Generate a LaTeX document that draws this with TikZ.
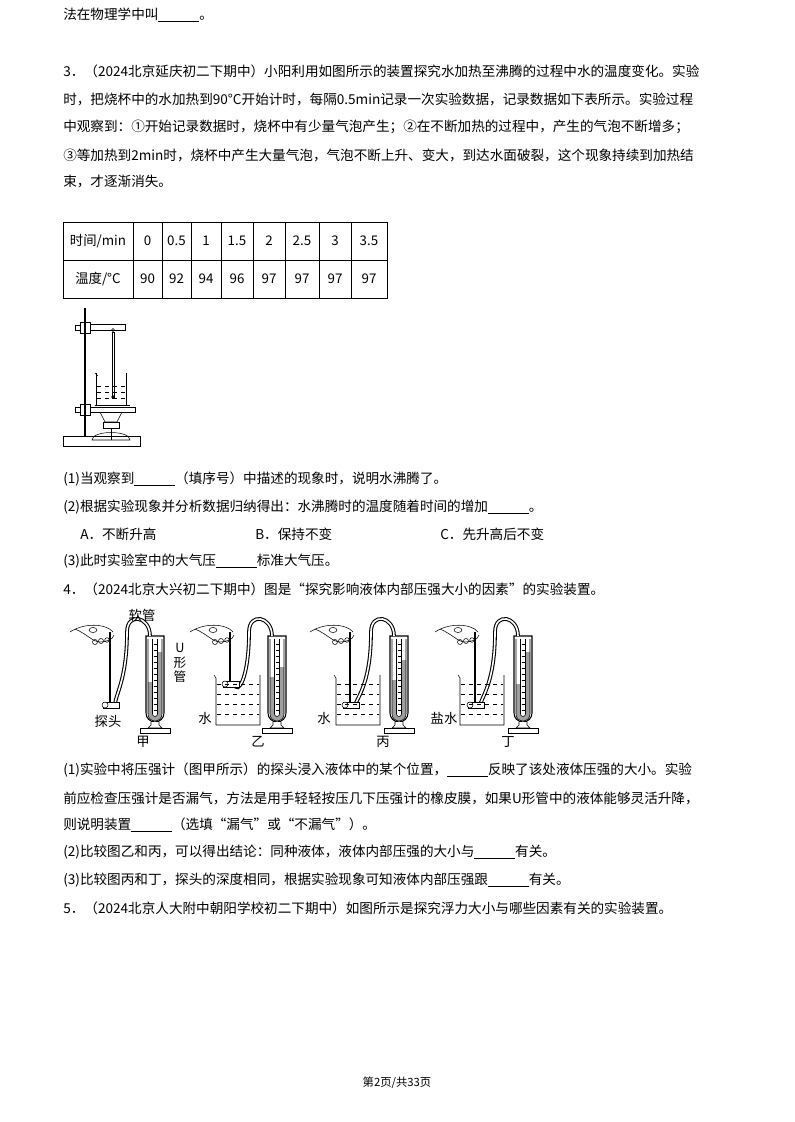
\documentclass[tikz,border=0pt]{standalone}
\usepackage{fontspec}
\setmainfont{Noto Sans CJK SC}
\begin{document}
\begin{tikzpicture}[x=0.75pt,y=-0.75pt,
  txt/.style={anchor=west,inner sep=0pt,font=\fontsize{10.2pt}{12pt}\selectfont},
  lab/.style={inner sep=0pt,font=\fontsize{10pt}{12pt}\selectfont}]
\useasboundingbox (0,0) rectangle (794,1122);
\newcommand\bl{\underline{\hspace{3em}}}
\node[txt] (l1) at (63,15) {法在物理学中叫\bl{}。};
\node[txt] (l2) at (63,71) {3．（2024北京延庆初二下期中）小阳利用如图所示的装置探究水加热至沸腾的过程中水的温度变化。实验};
\node[txt] (l3) at (63,99) {时，把烧杯中的水加热到90°C开始计时，每隔0.5min记录一次实验数据，记录数据如下表所示。实验过程};
\node[txt] (l4) at (63,127) {中观察到：①开始记录数据时，烧杯中有少量气泡产生；②在不断加热的过程中，产生的气泡不断增多；};
\node[txt] (l5) at (63,155) {③等加热到2min时，烧杯中产生大量气泡，气泡不断上升、变大，到达水面破裂，这个现象持续到加热结};
\node[txt] (l6) at (63,182) {束，才逐渐消失。};
% table
\draw[line width=0.6pt] (63,222) rectangle (387,298);
\draw[line width=0.6pt] (63,260) -- (387,260);
\foreach \x in {133,162,191,221,253,285,319,351}{\draw[line width=0.6pt] (\x,222)--(\x,298);}
\node[lab] (t0) at (98,241) {时间/min};
\node[lab] (t1) at (98,279) {温度/°C};
\foreach \a/\b/\v/\w in {133/162/0/90,162/191/0.5/92,191/221/1/94,221/253/1.5/96,253/285/2/97,285/319/2.5/97,319/351/3/97,351/387/3.5/97}{
  \node[lab] at ({(\a+\b)/2},241) {\v};
  \node[lab] at ({(\a+\b)/2},279) {\w};}
% stand figure
\draw[line width=1.2pt] (85,308) -- (85,440);
\draw[fill=white] (63,436) rectangle (140,446);
\draw (75,325) rectangle (80,330); \draw (80,322) rectangle (90,333);
\draw (90,324) rectangle (125,330);
\draw (113,330) circle (1.5);
\draw (112,332) rectangle (114,398); \fill (113,397) circle (1.8);
\draw (96,373) -- (96,405) -- (126,405) -- (126,373);
\draw (95,373) -- (98,376);
\foreach \yy in {386,392,398}{\draw[dashed] (97,\yy) -- (125,\yy);}
\draw (75,407) rectangle (80,412); \draw (80,404) rectangle (90,415);
\draw (90,407) rectangle (135,412);
\draw (95,405) -- (130,405);
\draw (100,412) -- (105,422) -- (117,422) -- (122,412);
\draw (103,422) rectangle (119,428);
\draw (92,440) .. controls (92,430) and (130,430) .. (130,440) -- cycle;
\draw (111,428) -- (111,440);
% questions
\node[txt] (q1) at (63,479) {(1)当观察到\bl{}（填序号）中描述的现象时，说明水沸腾了。};
\node[txt] (q2) at (63,507) {(2)根据实验现象并分析数据归纳得出：水沸腾时的温度随着时间的增加\bl{}。};
\node[txt] (qa) at (80,534) {A．不断升高};
\node[txt] (qb) at (255,534) {B．保持不变};
\node[txt] (qc) at (440,534) {C．先升高后不变};
\node[txt] (q3) at (63,561) {(3)此时实验室中的大气压\bl{}标准大气压。};
\node[txt] (p4) at (63,589) {4．（2024北京大兴初二下期中）图是“探究影响液体内部压强大小的因素”的实验装置。};
% gauges: #1 U centre x, #2 probe x, #3 probe y, #4 left level, #5 right level, #6 beaker left (0 none)
\newcommand\gauge[6]{
  \begin{scope}[shift={(#1,722)}]
   \draw[line width=0.8pt] (-9,-86) -- (-9,-9) arc (180:0:9) -- (9,-86) -- cycle;
   \fill[gray!75] (-7,#4) -- (-7,-8) arc (180:0:7) -- (7,#5) -- (2.5,#5) -- (2.5,-8) arc (0:180:2.5) -- (-2.5,#4) -- cycle;
   \draw (-7,-83) -- (-7,-8) arc (180:0:7) -- (7,-83);
   \draw (-2.5,-83) -- (-2.5,-8) arc (180:0:2.5) -- (2.5,-83);
   \foreach \k in {-78,-72,...,-12}{\draw[line width=0.3pt] (-1.5,\k) -- (1.5,\k);}
   \draw[fill=white] (-4,0) -- (-4,3) -- (-7,6) -- (7,6) -- (4,3) -- (4,0);
   \draw[fill=white] (-15,6) rectangle (15,11);
  \end{scope}
  \draw[line width=0.8pt,double=white,double distance=1.2pt] (#1-5,636) .. controls (#1-5,616) and (#1-28,612) .. (#1-28,632) .. controls (#1-28,680) and (#1-40,695) .. (#2+10,#3);
  \draw[fill=white] (#2-2,#3-3) rectangle (#2+14,#3+3);
  \draw[fill=white] (#2,#3) circle (3);
  \draw[line width=1pt] (#2+5,#3-2) -- (#2+5,632);
  \draw (#2+8,632) .. controls (#2+2,624) and (#2-20,622) .. (#2-35,632)
        (#2-30,629) .. controls (#2-18,634) and (#2-12,642) .. (#2-5,642)
        .. controls (#2,642) and (#2+8,640) .. (#2+9,635);
  \draw (#2-12,630) ellipse (4 and 2.5);
  \draw (#2-10,642) circle (2.5) (#2-4,641) circle (2.5) (#2+2,640) circle (2.3);
  \ifnum#6>0
   \draw (#6,675) -- (#6+2,678) -- (#6+2,725) -- (#6+46,725) -- (#6+46,675);
   \foreach \yy in {684,694,704,714}{\draw[dashed,line width=0.4pt] (#6+3,\yy) -- (#6+45,\yy);}
  \fi
}
\gauge{155}{105}{705}{-40}{-70}{0}
\gauge{277}{225}{684}{-45}{-55}{214}
\gauge{399}{345}{705}{-42}{-62}{334}
\gauge{523}{470}{705}{-38}{-70}{458}
\node[lab] (s1) at (142,615) {软管};
\node[lab,align=center,font=\fontsize{9.5pt}{11pt}\selectfont] (s2) at (180,663) {U\\形\\管};
\node[lab] (s3) at (108,721) {探头};
\node[lab] (s4) at (143,742) {甲};
\node[lab] (s5) at (205,718) {水};
\node[lab] (s6) at (258,742) {乙};
\node[lab] (s7) at (324,718) {水};
\node[lab] (s8) at (383,742) {丙};
\node[lab] (s9) at (444,718) {盐水};
\node[lab] (s10) at (508,742) {丁};
\node[txt] (r1) at (63,770) {(1)实验中将压强计（图甲所示）的探头浸入液体中的某个位置，\bl{}反映了该处液体压强的大小。实验};
\node[txt] (r2) at (63,798) {前应检查压强计是否漏气，方法是用手轻轻按压几下压强计的橡皮膜，如果U形管中的液体能够灵活升降，};
\node[txt] (r3) at (63,825) {则说明装置\bl{}（选填“漏气”或“不漏气”）。};
\node[txt] (r4) at (63,852) {(2)比较图乙和丙，可以得出结论：同种液体，液体内部压强的大小与\bl{}有关。};
\node[txt] (r5) at (63,880) {(3)比较图丙和丁，探头的深度相同，根据实验现象可知液体内部压强跟\bl{}有关。};
\node[txt] (r6) at (63,908) {5．（2024北京人大附中朝阳学校初二下期中）如图所示是探究浮力大小与哪些因素有关的实验装置。};
\node[lab,font=\fontsize{8.5pt}{10pt}\selectfont] (ft) at (397,1083) {第2页/共33页};
\end{tikzpicture}
\end{document}
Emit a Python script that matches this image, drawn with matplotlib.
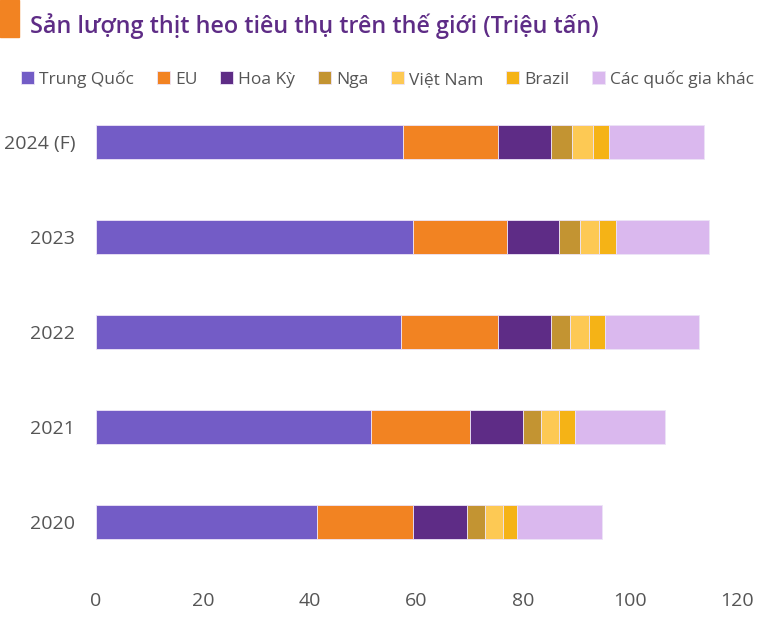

◇ ◇ ◇ ◇

WRITTEN PROBLEM:
Repeat the data in full and exactly. Omit pictures.

WRITTEN ANSWER:
Generate a LaTeX document that draws this with TikZ.
\documentclass[tikz,border=0pt]{standalone}
\usepackage{fontspec}
\setmainfont{Noto Sans CJK SC}
\begin{document}
\begin{tikzpicture}[x=0.75pt,y=-0.75pt,
  txt/.style={anchor=west,inner sep=0pt,font=\fontsize{10.2pt}{12pt}\selectfont},
  lab/.style={inner sep=0pt,font=\fontsize{10pt}{12pt}\selectfont}]
\useasboundingbox (0,0) rectangle (794,1122);
\newcommand\bl{\underline{\hspace{3em}}}
\node[txt] (l1) at (63,15) {法在物理学中叫\bl{}。};
\node[txt] (l2) at (63,71) {3．（2024北京延庆初二下期中）小阳利用如图所示的装置探究水加热至沸腾的过程中水的温度变化。实验};
\node[txt] (l3) at (63,99) {时，把烧杯中的水加热到90°C开始计时，每隔0.5min记录一次实验数据，记录数据如下表所示。实验过程};
\node[txt] (l4) at (63,127) {中观察到：①开始记录数据时，烧杯中有少量气泡产生；②在不断加热的过程中，产生的气泡不断增多；};
\node[txt] (l5) at (63,155) {③等加热到2min时，烧杯中产生大量气泡，气泡不断上升、变大，到达水面破裂，这个现象持续到加热结};
\node[txt] (l6) at (63,182) {束，才逐渐消失。};
% table
\draw[line width=0.6pt] (63,222) rectangle (387,298);
\draw[line width=0.6pt] (63,260) -- (387,260);
\foreach \x in {133,162,191,221,253,285,319,351}{\draw[line width=0.6pt] (\x,222)--(\x,298);}
\node[lab] (t0) at (98,241) {时间/min};
\node[lab] (t1) at (98,279) {温度/°C};
\foreach \a/\b/\v/\w in {133/162/0/90,162/191/0.5/92,191/221/1/94,221/253/1.5/96,253/285/2/97,285/319/2.5/97,319/351/3/97,351/387/3.5/97}{
  \node[lab] at ({(\a+\b)/2},241) {\v};
  \node[lab] at ({(\a+\b)/2},279) {\w};}
% stand figure
\draw[line width=1.2pt] (85,308) -- (85,440);
\draw[fill=white] (63,436) rectangle (140,446);
\draw (75,325) rectangle (80,330); \draw (80,322) rectangle (90,333);
\draw (90,324) rectangle (125,330);
\draw (113,330) circle (1.5);
\draw (112,332) rectangle (114,398); \fill (113,397) circle (1.8);
\draw (96,373) -- (96,405) -- (126,405) -- (126,373);
\draw (95,373) -- (98,376);
\foreach \yy in {386,392,398}{\draw[dashed] (97,\yy) -- (125,\yy);}
\draw (75,407) rectangle (80,412); \draw (80,404) rectangle (90,415);
\draw (90,407) rectangle (135,412);
\draw (95,405) -- (130,405);
\draw (100,412) -- (105,422) -- (117,422) -- (122,412);
\draw (103,422) rectangle (119,428);
\draw (92,440) .. controls (92,430) and (130,430) .. (130,440) -- cycle;
\draw (111,428) -- (111,440);
% questions
\node[txt] (q1) at (63,479) {(1)当观察到\bl{}（填序号）中描述的现象时，说明水沸腾了。};
\node[txt] (q2) at (63,507) {(2)根据实验现象并分析数据归纳得出：水沸腾时的温度随着时间的增加\bl{}。};
\node[txt] (qa) at (80,534) {A．不断升高};
\node[txt] (qb) at (255,534) {B．保持不变};
\node[txt] (qc) at (440,534) {C．先升高后不变};
\node[txt] (q3) at (63,561) {(3)此时实验室中的大气压\bl{}标准大气压。};
\node[txt] (p4) at (63,589) {4．（2024北京大兴初二下期中）图是“探究影响液体内部压强大小的因素”的实验装置。};
% gauges: #1 U centre x, #2 probe x, #3 probe y, #4 left level, #5 right level, #6 beaker left (0 none)
\newcommand\gauge[6]{
  \begin{scope}[shift={(#1,722)}]
   \draw[line width=0.8pt] (-9,-86) -- (-9,-9) arc (180:0:9) -- (9,-86) -- cycle;
   \fill[gray!75] (-7,#4) -- (-7,-8) arc (180:0:7) -- (7,#5) -- (2.5,#5) -- (2.5,-8) arc (0:180:2.5) -- (-2.5,#4) -- cycle;
   \draw (-7,-83) -- (-7,-8) arc (180:0:7) -- (7,-83);
   \draw (-2.5,-83) -- (-2.5,-8) arc (180:0:2.5) -- (2.5,-83);
   \foreach \k in {-78,-72,...,-12}{\draw[line width=0.3pt] (-1.5,\k) -- (1.5,\k);}
   \draw[fill=white] (-4,0) -- (-4,3) -- (-7,6) -- (7,6) -- (4,3) -- (4,0);
   \draw[fill=white] (-15,6) rectangle (15,11);
  \end{scope}
  \draw[line width=0.8pt,double=white,double distance=1.2pt] (#1-5,636) .. controls (#1-5,616) and (#1-28,612) .. (#1-28,632) .. controls (#1-28,680) and (#1-40,695) .. (#2+10,#3);
  \draw[fill=white] (#2-2,#3-3) rectangle (#2+14,#3+3);
  \draw[fill=white] (#2,#3) circle (3);
  \draw[line width=1pt] (#2+5,#3-2) -- (#2+5,632);
  \draw (#2+8,632) .. controls (#2+2,624) and (#2-20,622) .. (#2-35,632)
        (#2-30,629) .. controls (#2-18,634) and (#2-12,642) .. (#2-5,642)
        .. controls (#2,642) and (#2+8,640) .. (#2+9,635);
  \draw (#2-12,630) ellipse (4 and 2.5);
  \draw (#2-10,642) circle (2.5) (#2-4,641) circle (2.5) (#2+2,640) circle (2.3);
  \ifnum#6>0
   \draw (#6,675) -- (#6+2,678) -- (#6+2,725) -- (#6+46,725) -- (#6+46,675);
   \foreach \yy in {684,694,704,714}{\draw[dashed,line width=0.4pt] (#6+3,\yy) -- (#6+45,\yy);}
  \fi
}
\gauge{155}{105}{705}{-40}{-70}{0}
\gauge{277}{225}{684}{-45}{-55}{214}
\gauge{399}{345}{705}{-42}{-62}{334}
\gauge{523}{470}{705}{-38}{-70}{458}
\node[lab] (s1) at (142,615) {软管};
\node[lab,align=center,font=\fontsize{9.5pt}{11pt}\selectfont] (s2) at (180,663) {U\\形\\管};
\node[lab] (s3) at (108,721) {探头};
\node[lab] (s4) at (143,742) {甲};
\node[lab] (s5) at (205,718) {水};
\node[lab] (s6) at (258,742) {乙};
\node[lab] (s7) at (324,718) {水};
\node[lab] (s8) at (383,742) {丙};
\node[lab] (s9) at (444,718) {盐水};
\node[lab] (s10) at (508,742) {丁};
\node[txt] (r1) at (63,770) {(1)实验中将压强计（图甲所示）的探头浸入液体中的某个位置，\bl{}反映了该处液体压强的大小。实验};
\node[txt] (r2) at (63,798) {前应检查压强计是否漏气，方法是用手轻轻按压几下压强计的橡皮膜，如果U形管中的液体能够灵活升降，};
\node[txt] (r3) at (63,825) {则说明装置\bl{}（选填“漏气”或“不漏气”）。};
\node[txt] (r4) at (63,852) {(2)比较图乙和丙，可以得出结论：同种液体，液体内部压强的大小与\bl{}有关。};
\node[txt] (r5) at (63,880) {(3)比较图丙和丁，探头的深度相同，根据实验现象可知液体内部压强跟\bl{}有关。};
\node[txt] (r6) at (63,908) {5．（2024北京人大附中朝阳学校初二下期中）如图所示是探究浮力大小与哪些因素有关的实验装置。};
\node[lab,font=\fontsize{8.5pt}{10pt}\selectfont] (ft) at (397,1083) {第2页/共33页};
\end{tikzpicture}
\end{document}
Emit a Python script that matches this image, drawn with matplotlib.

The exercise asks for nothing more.